[REBOL] Re: basics: meaning and uses of make object! vs. context
From: ingo:2b1 at: 11-Jun-2002 19:30
Ammon Johnson wrote:
>>>a: make object! [ blk: [print 'Hi] set 'f func  [do blk]]
> f: func [do blk]
> I don't see what you are talking about, I didn't see any lost code. Source
> delivered to you EXACTLY what you asked for, the very source of 'f. What is
> the difference between the example above and the example below? (again this
> is from a fresh console)
>>>set 'f func  [do blk]
>>>blk: [print 'Hi]
> == [print 'Hi]
> f: func [do blk]
> basically nothing. In the previous example the Global word 'f was set when
> the spec block of 'a was evaluated by 'make. In this example f was set at
> the commandline. The reason that 'f does the value of a/blk in your example
> is because 'f was created in the *context* of a, or in other words the words
> within the 'a object are *local* to 'f. I am not sure what you were
> expecting to see when you typed "source f" at the commandline, but you saw
> the actual source of 'f.
You are right, there is no _basic_ difference, between the two.
What I wanted to illustrate is, that you can't understand what 'f is
doing, without knowing the content of 'blk. And the content of 'blk, in
my example, is hidden in a different context, so 'source won't tell you
A real world example:
>> source request-date
request-date: func ["Requests a date." /offset xy][
if none? base [init]
either offset [inform/offset date-lay xy] [inform date-lay]

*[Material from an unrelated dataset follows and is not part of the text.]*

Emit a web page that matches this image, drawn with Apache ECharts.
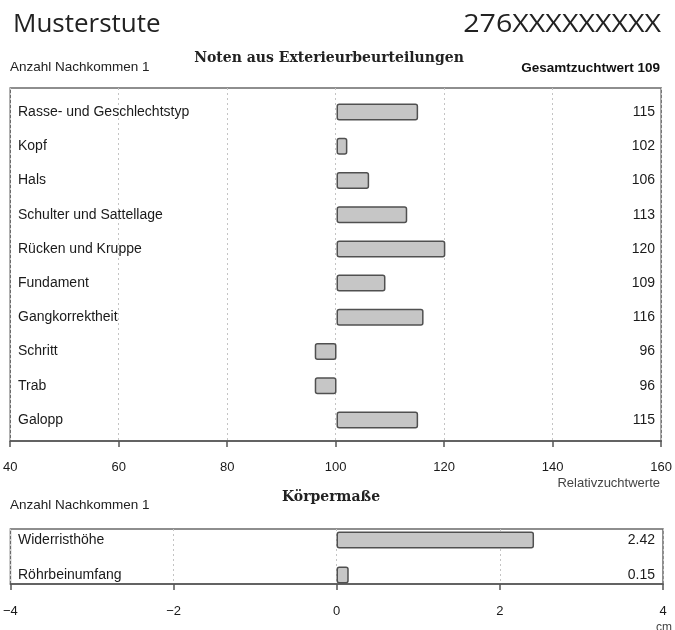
<!DOCTYPE html>
<html><head><meta charset="utf-8">
<script src="https://cdn.jsdelivr.net/npm/echarts@6/dist/echarts.min.js"></script>
<style>html,body{margin:0;padding:0;background:#fff}#c{width:675px;height:630px}</style>
</head><body><div id="c"></div>
<script>
const categories = ['Rasse- und Geschlechtstyp','Kopf','Hals','Schulter und Sattellage','Rücken und Kruppe','Fundament','Gangkorrektheit','Schritt','Trab','Galopp'];
const values = [115,102,106,113,120,109,116,96,96,115];
const baseline = 100;
const topTicks = [40,60,80,100,120,140,160];
const koerperCats = ['Widerristhöhe','Röhrbeinumfang'];
const koerperValues = [2.42,0.15];
const bottomTicks = [-4,-2,0,2,4];

const chart = echarts.init(document.getElementById('c'), null, {renderer:'canvas'});
const LBL = '#1a1a1a', AX = '#555', SANS = 'Liberation Sans, Arial, sans-serif';
const barStyle = {color:'#c6c6c6', borderColor:'#505050', borderWidth:1.5, borderRadius:2};
const frameX = (min,max,interval,fmt,margin)=>({
  type:'value', min, max, interval,
  axisLine:{show:true, onZero:false, lineStyle:{color:AX,width:1.5}},
  axisTick:{show:true, inside:false, length:6, lineStyle:{color:AX,width:1.5}},
  axisLabel:{margin:margin, color:LBL, fontSize:13, fontFamily:SANS, formatter:fmt},
  splitLine:{show:true, lineStyle:{color:'#c4c4c4', type:[2,3], width:1}}
});
const hidX = (min,max)=>({type:'value', min, max, show:false});
const minus = s=>String(s).replace('-', '\u2212');
const catLabel = {inside:true, margin:8, color:LBL, fontSize:14, fontFamily:SANS};

const option = {
  animation:false,
  backgroundColor:'#fff',
  grid:[
    {left:10, right:12, top:88, height:353, show:true, borderColor:'#6a6a6a', borderWidth:1.5},
    {left:10, right:12, top:95, height:342},
    {left:10, right:12, top:529, height:55, show:true, borderColor:'#6a6a6a', borderWidth:1.5},
    {left:10, right:12, top:522.5, height:70}
  ],
  xAxis:[
    Object.assign(frameX(topTicks[0]-baseline, topTicks[topTicks.length-1]-baseline, topTicks[1]-topTicks[0], v=>String(v+baseline), 20), {gridIndex:0}),
    Object.assign(hidX(topTicks[0]-baseline, topTicks[topTicks.length-1]-baseline), {gridIndex:1}),
    Object.assign(frameX(bottomTicks[0], bottomTicks[bottomTicks.length-1], bottomTicks[1]-bottomTicks[0], v=>minus(v), 21), {gridIndex:2}),
    Object.assign(hidX(bottomTicks[0], bottomTicks[bottomTicks.length-1]), {gridIndex:3})
  ],
  yAxis:[
    {gridIndex:0, type:'value', show:false},
    {gridIndex:1, type:'category', data:categories, inverse:true, position:'left',
      axisLine:{show:false}, axisTick:{show:false}, axisLabel:catLabel},
    {gridIndex:1, type:'category', data:values.map(String), inverse:true, position:'right',
      axisLine:{show:false}, axisTick:{show:false}, axisLabel:catLabel},
    {gridIndex:2, type:'value', show:false},
    {gridIndex:3, type:'category', data:koerperCats, inverse:true, position:'left',
      axisLine:{show:false}, axisTick:{show:false}, axisLabel:catLabel},
    {gridIndex:3, type:'category', data:koerperValues.map(v=>v.toFixed(2)), inverse:true, position:'right',
      axisLine:{show:false}, axisTick:{show:false}, axisLabel:catLabel}
  ],
  series:[
    {type:'bar', xAxisIndex:1, yAxisIndex:1, barWidth:17, data:values.map(v=>v-baseline), itemStyle:barStyle, silent:true},
    {type:'bar', xAxisIndex:3, yAxisIndex:4, barWidth:17, data:koerperValues, itemStyle:barStyle, silent:true}
  ],
  graphic:[
    {type:'text', x:13, y:25, style:{text:'Musterstute', x:0, y:0, font:'26px "Open Sans"', fill:'#222', verticalAlign:'middle', align:'left'}},
    {type:'text', x:661, y:25, scaleX:1.1, style:{text:'276XXXXXXXXX', x:0, y:0, font:'26px "Open Sans"', fill:'#222', verticalAlign:'middle', align:'right'}},
    {type:'text', style:{text:'Noten aus Exterieurbeurteilungen', x:329, y:58, font:'bold 14px "DejaVu Serif"', fill:'#222', verticalAlign:'middle', align:'center'}},
    {type:'text', style:{text:'Anzahl Nachkommen 1', x:10, y:67, font:'13.5px "Liberation Sans"', fill:'#222', verticalAlign:'middle', align:'left'}},
    {type:'text', style:{text:'Gesamtzuchtwert 109', x:660, y:68, font:'bold 13.5px "Liberation Sans"', fill:'#111', verticalAlign:'middle', align:'right'}},
    {type:'text', style:{text:'Relativzuchtwerte', x:660, y:483, font:'13px "Liberation Sans"', fill:'#444', verticalAlign:'middle', align:'right'}},
    {type:'text', style:{text:'Anzahl Nachkommen 1', x:10, y:505, font:'13.5px "Liberation Sans"', fill:'#222', verticalAlign:'middle', align:'left'}},
    {type:'text', style:{text:'Körpermaße', x:331, y:497, font:'bold 14px "DejaVu Serif"', fill:'#222', verticalAlign:'middle', align:'center'}},
    {type:'text', style:{text:'cm', x:664, y:628, font:'12px "Liberation Sans"', fill:'#444', verticalAlign:'middle', align:'center'}}
  ]
};
chart.setOption(option);
</script></body></html>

Can you tell me what this function will be doing, from viewing the
'source output, alone? I guess not.
> That said, I think that what you are refering to is the fact that when you
> pass a block to make as you did in your example the block is evaluated and
> any commands given are done, any values that are not assigned to words with
> in the spec block are lost for example.
>>>a: make object! [
> [ print "making a" ; this line will be lost
> [ a: does [print "making a"] ;this will not
> [ ]
> making a
> make object! [
> a: func [print "making a"]
> Do you see what I am saying? SOURCE will even give you the the very SOURCE
> of an Object! (something I wasn't fully aware of) Go ahead, use the SOURCE
> faithfully it. It will not fail you LUKE!
Then, have you tried to 'source the 'a object! from above?
>> source a
make object! [
blk: [print 'Hi]
(or probe, or whatever ...)
Sometimes theres more to the SOURCE than meets the eye :o)
P.S: probe req-funcs/reg-date ;to get the missing link for request-date.